Rizwan Ayoob v M Iqbal (Wigan CC)
This preliminary hearing arose from an RTA matter that was dealt with under the MOJ Protocol. Settlement was reached and a dispute arose with regards to the “type of costs” to which the claimant was entitled.
Before any agreement on costs was reached, the claimant issued Part 8 proceedings seeking costs under the MOJ Protocol, yet quoting the wrong amount (being the sum that would have been paid under PCR).
We argued that the proceedings had only been necessary because the claimant had sought to recover costs to which they were not entitled.
DJ Mornington accepted our argument and criticised the claimant’s solicitors for not knowing the difference between the PCR and MOJ Protocols. She concluded that had they claimed costs under the correct scheme at the outset Part 8 would not have been needed. Accordingly, she ordered the claimant to pay the defendant’s costs summarily assessed at £1,000.00.
This hearing related to an RTA claim that was dealt with under the pre-action protocol for low value personal injury claims in road traffic accidents (“the MOJ Protocol”). Settlement was reached and the claimant put forward a claim for costs under the PCR, rather than under the MOJ Protocol.
We were instructed by the defendant to consider the claimant’s entitlement to predictive costs.
In the meantime the claimant issued Part 8 proceedings which stated that the parties had been unable to agree the amount of the claimant’s cost, and sought an order that the defendant pay the claimant £1,388.00 plus success fee, VAT and disbursements. The proceedings stated that the claimant was entitled to that sum under CPR r. 45.29 (MOJ Protocol) but it was in fact the amount that would have been payable under CPR r. 45.9 (PCR). The amount under the MOJ Protocol was £1,981.00.
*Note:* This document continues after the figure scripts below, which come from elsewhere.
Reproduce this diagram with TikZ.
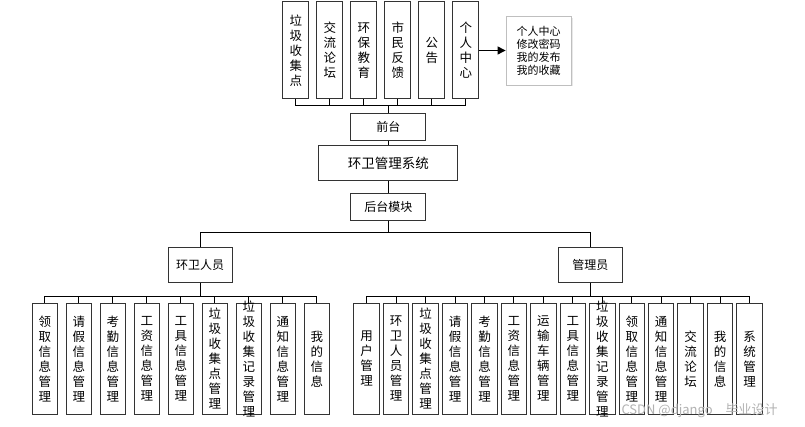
\documentclass[tikz,border=0pt]{standalone}
\usepackage{fontspec}
\setmainfont{Noto Sans CJK SC}
\usetikzlibrary{arrows.meta,shadows}
\begin{document}
\begin{tikzpicture}[x=1pt,y=-1pt,
  box/.style={draw=black!80,line width=1pt,fill=white,inner sep=0pt,align=center},
  topbox/.style={box,minimum width=26pt,minimum height=97pt},
  childbox/.style={box,minimum width=25.5pt,minimum height=111pt},
  vtext/.style={inner sep=0pt,align=center,font=\fontsize{12.5}{15}\selectfont},
  htext/.style={font=\fontsize{12}{14}\selectfont},
  conn/.style={draw=black,line width=1pt},
  infobox/.style={draw=black!25,line width=0.8pt,fill=white,inner sep=0pt,
    minimum width=65pt,minimum height=68.3pt,
    drop shadow={opacity=0.18,shadow xshift=1.5pt,shadow yshift=-1.5pt}},
  wmtext/.style={font=\fontsize{13}{15}\selectfont,text=black!30}
]
\useasboundingbox[fill=white] (0,0) rectangle (805,427);

% middle column
\node[box,htext,minimum width=75.3pt,minimum height=26.7pt] (qt) at (388.3,126.7) {前台};
\node[box,font=\fontsize{13.5}{15}\selectfont,minimum width=139pt,minimum height=35.3pt] (sys) at (388.3,163.3) {环卫管理系统};
\node[box,htext,minimum width=75.3pt,minimum height=26.7pt] (ht) at (388.3,206.7) {后台模块};
\node[box,htext,minimum width=63.7pt,minimum height=35.3pt] (hw) at (200.2,265) {环卫人员};
\node[box,htext,minimum width=64pt,minimum height=35.3pt] (gl) at (590.3,265) {管理员};

\draw[conn] (qt.south) -- (sys.north);
\draw[conn] (sys.south) -- (ht.north);
\coordinate (busM) at (388.3,232.3);
\draw[conn] (ht.south) -- (ht.south |- busM) -| (hw.north);
\draw[conn] (ht.south) -- (ht.south |- busM) -| (gl.north);

% top boxes
\coordinate (busT) at (388.3,106);
\foreach \i/\t in {1/{垃\\圾\\收\\集\\点},2/{交\\流\\论\\坛},3/{环\\保\\教\\育},4/{市\\民\\反\\馈},5/{公\\告},6/{个\\人\\中\\心}}{
  \node[topbox] (T\i) at ({295.8+34*(\i-1)},50.5) {};
  \node[vtext] at (T\i) {\t};
  \draw[conn] (qt.north) -- (qt.north |- busT) -| (T\i.south);
}

% info box
\node[infobox] (info) at (538.5,50.8) {};
\node[inner sep=0pt,align=left,font=\fontsize{11}{13}\selectfont] at (info) {个人中心\\修改密码\\我的发布\\我的收藏};
\draw[conn,-{Triangle[length=8pt,width=8pt]}] (T6.east) -- (T6.east -| info.west);

% left children
\coordinate (busL) at (200,296.7);
\foreach \i/\t in {1/{领\\取\\信\\息\\管\\理},2/{请\\假\\信\\息\\管\\理},3/{考\\勤\\信\\息\\管\\理},4/{工\\资\\信\\息\\管\\理},5/{工\\具\\信\\息\\管\\理},6/{垃\\圾\\收\\集\\点\\管\\理},7/{垃\\圾\\收\\集\\记\\录\\管\\理},8/{通\\知\\信\\息\\管\\理},9/{我\\的\\信\\息}}{
  \node[childbox] (L\i) at ({44.8+34*(\i-1)},358.8) {};
  \draw[conn] (hw.south) -- (hw.south |- busL) -| (L\i.north);
  \node[vtext] at (L\i) {\t};
}

% right children
\coordinate (busR) at (590,296.7);
\foreach \i/\t in {1/{用\\户\\管\\理},2/{环\\卫\\人\\员\\管\\理},3/{垃\\圾\\收\\集\\点\\管\\理},4/{请\\假\\信\\息\\管\\理},5/{考\\勤\\信\\息\\管\\理},6/{工\\资\\信\\息\\管\\理},7/{运\\输\\车\\辆\\管\\理},8/{工\\具\\信\\息\\管\\理},9/{垃\\圾\\收\\集\\记\\录\\管\\理},10/{领\\取\\信\\息\\管\\理},11/{通\\知\\信\\息\\管\\理},12/{交\\流\\论\\坛},13/{我\\的\\信\\息},14/{系\\统\\管\\理}}{
  \node[childbox] (R\i) at ({366.7+29.45*(\i-1)},358.8) {};
  \draw[conn] (gl.south) -- (gl.south |- busR) -| (R\i.north);
  \node[vtext] at (R\i) {\t};
}

% watermark
\node[wmtext,anchor=west] (wm) at (618,411) {CSDN @django\quad 毕业设计};
\end{tikzpicture}
\end{document}
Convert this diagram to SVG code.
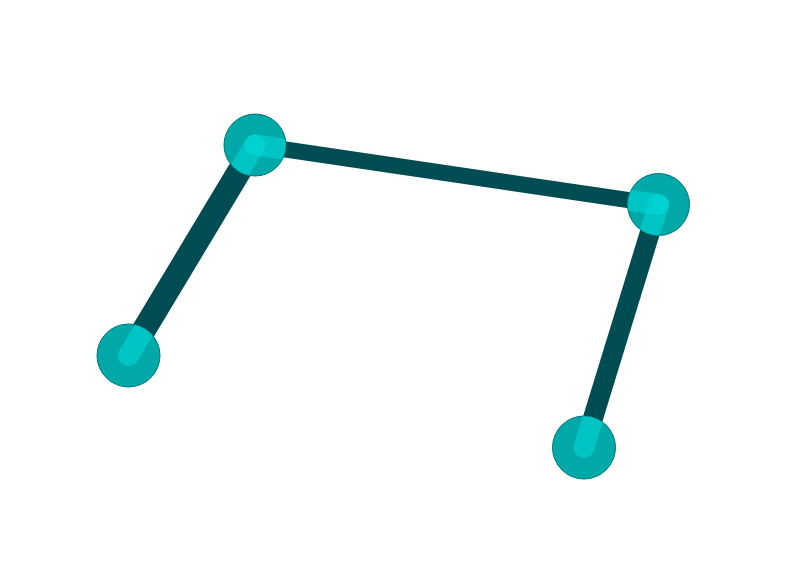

We filed an Acknowledgment of Service agreeing to an order for costs, but contesting the amount. We objected to the claim for PCR and submitted that costs should be dealt with in accordance with the MOJ protocol.
We made a CPR r. 47.19 offer to pay the claimant’s costs in accordance with the MOJ Protocol. The claimant rejected that offer. The Court gave Directions for a preliminary hearing.
The claimant’s costs draftsman wrote to us admitting that there may have been “some confusion” because of the figure that had been put in the Part 8 Claim Form, but he argued that the Part 8 proceedings have been necessary in any event because the MOJ costs have not been paid until after they were issued.
We disagreed with this interpretation of events and the matter proceeded to the preliminary hearing.
Prior to the hearing we filed and served written submissions which set out the chronology of the events. We argued that the proceedings have only been necessary because the claimant had sought to recover costs to which they were not entitled, and had only conceded that they were limited to MOJ costs long after the proceedings had been issued.
DJ Mornington confirmed that she had read our submissions and immediately began to haul the claimant’s costs draftsman over the coals as to what his solicitors had been up to.
She then gave a brief judgment in which she said that she rejected the suggestion that the defendant should simply have paid MOJ costs at the outset. She said that she found the claimant’s behaviour from beginning to end to have been inept.
DJ Mornington went on to say that such a large RTA firm should have known what the correct cost procedure was and she found as a fact that, had the proper claim for costs been made at the outset it would have been paid, and the proceedings would never have been required.
She said that she had no hesitation in making an order that the claimant should pay the defendant’s costs of the Part 8 proceedings, which she summarily assessed in the sum of £1,000.00.